An example of a janiform bust portraying young and old Janus

Janiform heads come from the Roman god Janus, the guardian of gates, passages, and doors. When Janus himself is portrayed, one head represents him looking into the future and the other into the past, one looking forward and the other behind, respectively. The significance of the janiform style is the portrayal of opposite as well as complementary concepts or figures. Within Greek and Roman art, herms can represent a variety of complementary relationships, such as old and young, divine and mortal, god and follower, male and female, and husband and wife. There is a double-headed herm consisting of Herodotus and Thucydides, who at first are not strict opposites, but were both historians referred to as the “Father of History.” Janiform heads could consists of Dionysus and a Maenad, one of his followers. Another common type portrays young and old Janus, who looks different ways and into different times.

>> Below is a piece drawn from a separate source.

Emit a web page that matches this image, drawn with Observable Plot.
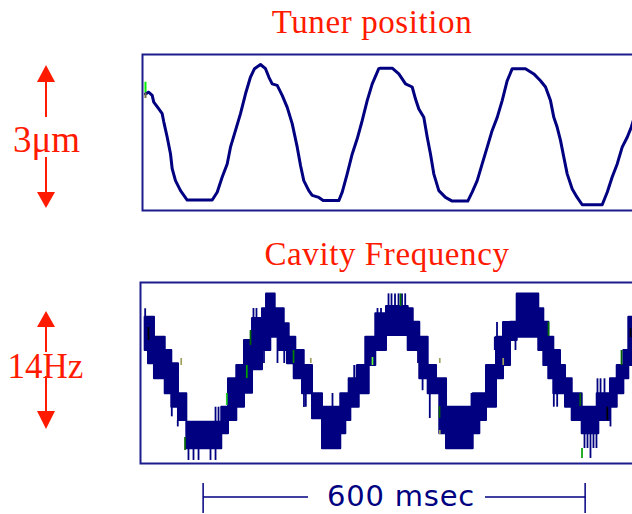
<!DOCTYPE html>
<html><head><meta charset="utf-8">
<script src="https://cdn.jsdelivr.net/npm/d3@7"></script>
<script src="https://cdn.jsdelivr.net/npm/@observablehq/plot@0.6"></script>
<style>
html,body{margin:0;padding:0;background:#fff;}
body{width:632px;height:514px;overflow:hidden;position:relative;}
#top,#bot{position:absolute;left:0;width:660px;}
#top{top:0;} #bot{top:230px;}
#overlay{position:absolute;left:0;top:0;}
</style></head><body>
<div id="top"></div><div id="bot"></div>
<svg id="overlay" width="632" height="514"></svg>
<script>
// ---- Tuner position (µm) vs time (ms)
const topT = [4.7,9.9,15.2,17.7,25.6,30.9,33.5,38.8,44.0,46.6,51.8,59.7,70.2,109.5,117.3,125.2,133.0,138.2,146.1,153.9,161.8,169.6,175.9,185.3,193.2,198.4,203.7,211.6,219.4,227.3,235.1,243.0,248.2,253.3,261.2,266.5,276.9,283.8,308.3,313.7,321.5,329.4,337.2,345.1,352.9,360.8,371.1,373.8,392.2,402.6,413.1,423.6,428.8,434.0,441.8,447.2,452.3,457.5,465.4,475.9,486.4,510.9,517.8,525.7,533.5,541.4,549.2,557.1,564.9,572.8,580.7,601.5,614.6,625.1,633.0,640.8,646.0,651.3,656.5,661.7,667.0,674.9,682.7,690.6,722.0,729.9,737.7,745.6,753.4,761.3,767.6,775.9];
const topPos = [2.23,2.26,2.20,2.07,1.94,1.85,1.69,1.40,1.08,0.80,0.57,0.38,0.20,0.20,0.35,0.64,0.89,1.21,1.53,1.85,2.23,2.55,2.71,2.79,2.71,2.55,2.42,2.39,2.20,1.97,1.66,1.21,0.86,0.57,0.38,0.29,0.25,0.19,0.19,0.35,0.70,1.08,1.37,1.72,2.10,2.42,2.71,2.72,2.72,2.61,2.42,2.36,2.13,1.94,1.78,1.40,1.08,0.70,0.38,0.25,0.18,0.18,0.35,0.57,0.89,1.21,1.53,1.78,2.10,2.48,2.71,2.71,2.61,2.48,2.36,2.10,1.78,1.59,1.34,1.02,0.70,0.41,0.25,0.11,0.11,0.35,0.64,0.89,1.21,1.40,1.59,1.91];
const topMarkT = [4.7, 4.7];
const topMarkFrom = [2.45, 2.24];
const topMarkTo = [2.25, 2.14];
const topMarkColor = ["#00ee00", "#707040"];

// ---- Cavity frequency (Hz): band of the noisy, quantised trace
const bandT = [4.2,9.4,18.8,35.7,46.0,56.5,69.6,124.5,135.1,148.1,160.2,172.8,188.5,194.8,201.5,208.4,214.7,222.6,227.7,230.4,238.3,240.8,251.3,254.0,267.0,282.7,311.4,319.3,324.6,327.2,337.7,340.4,350.7,356.1,366.4,383.2,417.3,425.2,435.5,448.7,461.8,466.9,477.5,519.4,529.8,540.3,556.0,567.0,578.0,588.5,622.4,630.3,638.1,646.0,656.5,664.4,674.9,690.6,714.2,716.7,735.0,745.6,756.0,763.8,782];
const bandHi = [6.62,6.62,4.25,2.67,1.09,-2.47,-5.84,-4.06,-0.69,0.89,3.86,6.46,7.62,9.39,9.39,7.62,7.62,5.84,5.84,4.25,4.25,2.67,2.67,0.89,-2.47,-4.06,-2.47,-2.47,-0.69,-0.69,0.89,0.89,4.25,4.25,7.02,7.89,7.62,6.03,4.25,0.89,-0.69,-0.69,-4.06,-2.47,-2.47,0.89,4.25,5.99,6.03,9.39,7.62,6.03,4.25,2.67,0.89,-0.69,-2.47,-4.06,-2.47,-2.47,-0.69,0.89,2.67,6.62,6.62];
const bandLo = [2.67,1.09,-0.69,-2.47,-4.06,-5.63,-8.99,-7.21,-5.63,-4.06,-2.40,0.40,2.67,2.67,4.25,4.25,2.67,2.67,1.09,1.09,-0.69,-0.69,-2.47,-2.47,-5.43,-8.99,-7.21,-5.63,-5.63,-4.06,-4.06,-2.47,-2.47,0.89,2.67,4.45,2.67,2.67,-0.69,-2.47,-2.47,-7.21,-8.99,-7.21,-5.63,-4.06,-0.69,0.89,3.86,4.25,2.67,0.89,-0.69,-2.47,-2.47,-4.06,-5.63,-7.21,-7.21,-5.63,-4.06,-2.47,-0.69,0.89,0.89];
// thin noise spikes
const spikeT    = [4.2,46.0,55.4,72.2,80.1,88.0,106.8,114.7,114.7,119.4,174.3,179.0,190.8,212.0,222.6,253.6,256.5,298.4,332.5,336.2,369.1,374.6,386.4,391.1,396.6,402.1,407.6,412.6,432.7,439.9,451.2,516.7,553.3,556.8,566.2,585.8,646.0,651.3,694.2,698.9,703.6,708.3,713.0,714.6,719.4,725.6,735.0];
const spikeFrom = [7.62,-4.06,-5.63,-8.96,-8.96,-8.96,-8.96,-8.96,-5.84,-5.84,7.65,7.65,2.67,4.25,2.67,-2.43,-2.47,-4.06,-0.69,-0.69,7.06,7.06,7.89,7.89,7.89,7.89,7.89,7.89,2.67,-0.69,-2.43,-4.06,2.67,4.25,4.25,4.25,-2.47,-2.47,-7.21,-7.21,-7.21,-7.21,-7.21,-2.47,-2.47,-2.47,-4.06];
const spikeTo   = [6.62,-5.20,-6.40,-10.38,-10.38,-10.38,-10.38,-10.38,-4.06,-4.06,6.46,6.46,1.13,1.13,1.13,-4.09,-4.06,-2.43,0.89,0.89,7.65,7.65,9.39,9.39,9.39,9.39,9.39,9.39,1.13,-2.10,-5.40,-2.43,4.25,5.99,5.99,2.67,-4.06,-4.06,-8.96,-8.96,-10.14,-8.96,-8.96,-0.69,-0.69,-0.69,-6.40];
// coloured samples
const markT     = [66.8,132.4,163.8,169.6,361.2,237.2,405.2,466.5,752.3,637.7,687.6,690.3,60.8,264.3,466.9,566.5,466.9,9.4,730.0,766.5];
const markFrom  = [-7.66,-2.43,0.89,5.04,1.84,2.67,9.39,-3.97,2.67,6.03,-2.43,-8.96,1.72,1.72,1.72,1.72,-6.82,5.40,-4.06,5.25];
const markTo    = [-9.19,-3.86,-0.65,3.26,0.89,1.13,7.89,-5.40,0.89,4.37,-3.97,-10.14,0.89,1.13,1.13,0.89,-7.30,3.86,-5.63,4.20];
const markColor = ["#006400","#22cc22","#00a000","#006400","#66ff33","#008000","#007000","#006000","#006400","#007000","#006400","#00a000","#a0a060","#a0a060","#a0a060","#a0a060","#a0a060","#000000","#000000","#000000"];

const titles = ["Tuner position", "Cavity Frequency"];
const scaleLabels = ["3\u03bcm", "14Hz"];
const barStart = 96, barLength = 600, barLabel = "600 msec";

const NAVY = "#000080", RED = "#ff1a00", FRAME = "#1c1c8c";
const xOpt = {domain: [0, 780], range: [142, 142 + 780 * 0.6367], axis: null};
const svgStyle = {background: "transparent", maxWidth: "none", overflow: "visible"};

const tuner = topT.map((t, i) => ({t, v: topPos[i]}));
const tunerMarks = topMarkT.map((t, i) => ({t, a: topMarkFrom[i], b: topMarkTo[i], c: topMarkColor[i]}));
const band = bandT.map((t, i) => ({t, hi: bandHi[i], lo: bandLo[i]}));
const spikes = spikeT.map((t, i) => ({t, a: spikeFrom[i], b: spikeTo[i]}));
const marks = markT.map((t, i) => ({t, a: markFrom[i], b: markTo[i], c: markColor[i]}));

const topPlot = Plot.plot({
  width: 660, height: 214, marginLeft: 142, marginRight: 18, marginTop: 54, marginBottom: 4,
  x: xOpt, y: {domain: [0, 3], range: [210, 53], axis: null}, color: {type: "identity"},
  style: svgStyle,
  marks: [
    Plot.frame({stroke: FRAME, strokeWidth: 2}),
    Plot.line(tuner, {x: "t", y: "v", stroke: NAVY, strokeWidth: 3, strokeLinejoin: "round"}),
    Plot.ruleX(tunerMarks, {x: "t", y1: "a", y2: "b", stroke: d => d.c, strokeWidth: 2})
  ]
});
document.getElementById("top").append(topPlot);

const botPlot = Plot.plot({
  width: 660, height: 284, marginLeft: 140, marginRight: 18, marginTop: 52, marginBottom: 51,
  x: xOpt, y: {domain: [-10.74, 10.74], axis: null}, color: {type: "identity"},
  style: svgStyle,
  marks: [
    Plot.frame({stroke: FRAME, strokeWidth: 2}),
    Plot.areaY(band, {x: "t", y1: "lo", y2: "hi", curve: "step-after", fill: NAVY, stroke: NAVY, strokeWidth: 2}),
    Plot.ruleX(spikes, {x: "t", y1: "a", y2: "b", stroke: NAVY, strokeWidth: 1.8}),
    Plot.ruleX(marks, {x: "t", y1: "a", y2: "b", stroke: d => d.c, strokeWidth: 1.7})
  ]
});
document.getElementById("bot").append(botPlot);

// ---- annotations
const ov = d3.select("#overlay");
const serif = "'Liberation Serif','Times New Roman',serif";
ov.append("text").attr("x", 372).attr("y", 33).attr("text-anchor", "middle")
  .attr("font-family", serif).attr("font-size", 33).attr("letter-spacing", 0.6).attr("fill", RED).text(titles[0]);
ov.append("text").attr("x", 387).attr("y", 265).attr("text-anchor", "middle")
  .attr("font-family", serif).attr("font-size", 33).attr("letter-spacing", 0.6).attr("fill", RED).text(titles[1]);

function vArrow(xc, tip1, base1, lineEnd1, lineStart2, base2, tip2) {
  ov.append("path").attr("d", `M${xc},${tip1}L${xc - 9},${base1}L${xc + 9},${base1}Z`).attr("fill", RED);
  ov.append("line").attr("x1", xc).attr("x2", xc).attr("y1", base1).attr("y2", lineEnd1).attr("stroke", RED).attr("stroke-width", 2);
  ov.append("line").attr("x1", xc).attr("x2", xc).attr("y1", lineStart2).attr("y2", base2).attr("stroke", RED).attr("stroke-width", 2);
  ov.append("path").attr("d", `M${xc - 9},${base2}L${xc + 9},${base2}L${xc},${tip2}Z`).attr("fill", RED);
}
vArrow(46, 65, 82, 117, 157, 192, 208);
vArrow(46, 311, 327, 352, 376, 411, 429);
ov.append("text").attr("x", 46.5).attr("y", 152).attr("text-anchor", "middle")
  .attr("font-family", serif).attr("font-size", 37).attr("fill", RED).text(scaleLabels[0]);
ov.append("text").attr("x", 45.5).attr("y", 378).attr("text-anchor", "middle")
  .attr("font-family", serif).attr("font-size", 35).attr("fill", RED).text(scaleLabels[1]);

// ---- time scale bar, positioned through the plot's own x scale
const sx = botPlot.scale("x");
const bx1 = sx.apply(barStart), bx2 = sx.apply(barStart + barLength);
const by = 497;
ov.append("line").attr("x1", bx1).attr("x2", 308).attr("y1", by).attr("y2", by).attr("stroke", NAVY).attr("stroke-width", 1.5);
ov.append("line").attr("x1", 485).attr("x2", bx2).attr("y1", by).attr("y2", by).attr("stroke", NAVY).attr("stroke-width", 1.5);
ov.append("line").attr("x1", bx1).attr("x2", bx1).attr("y1", 483).attr("y2", 513).attr("stroke", NAVY).attr("stroke-width", 1.5);
ov.append("line").attr("x1", bx2).attr("x2", bx2).attr("y1", 483).attr("y2", 513).attr("stroke", NAVY).attr("stroke-width", 1.5);
ov.append("text").attr("x", 327).attr("y", 506).attr("font-family", "'DejaVu Sans',sans-serif")
  .attr("font-size", 29).attr("letter-spacing", 0.8).attr("fill", NAVY).text(barLabel);
</script>
</body></html>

The coin below portrays a janiform head of Zeus and Hera, who are the married couple on Olympus, on one side. All of these examples make it easy to contextualize this double-headed bust as being Theseus and Ariadne, being portrayed as hero and helper and even possibly placed opposite as lovers.  Moreover, the janiform style stresses the symmetry in this bust, and symmetry was of aesthetic importance to the Greeks.

More Comparative Images:

Description of Interactive Activity

The janiform bust will be bisected in the middle in order to separate the object into two distinct faces. Once split, there will be a flat side on each of the halves. On the flat side of the Ariadne half, there will be a stylus-like device with a spherical tip to represent the ball of thread that Ariadne gave to Theseus to help him get through the maze. Viewers will use this device to get through the maze that will be carved on the flat side of the Theseus half. There will be different colored pins throughout the maze, almost like adding annotations in a physical fashion, and an informative note on the Ariadne half containing segments of information (e.g., the blue pin will match the blue note) about the Theseus and Ariadne myth.

The janiform bust embodies complementarity, and this activity will emphasize the complementarity of the characters depicted on the bust. Viewers will have to use the device on Ariadne’s side to get through the maze on Theseus’s, much like Theseus had to use the ball of thread that Ariadne gave him to find his way through the Labyrinth. While finding their way through the maze, viewers will have the opportunity to learn about the myth. Thread unwinds, and the colored pins will represent the unwinding of the story while revealing facts about this work of art.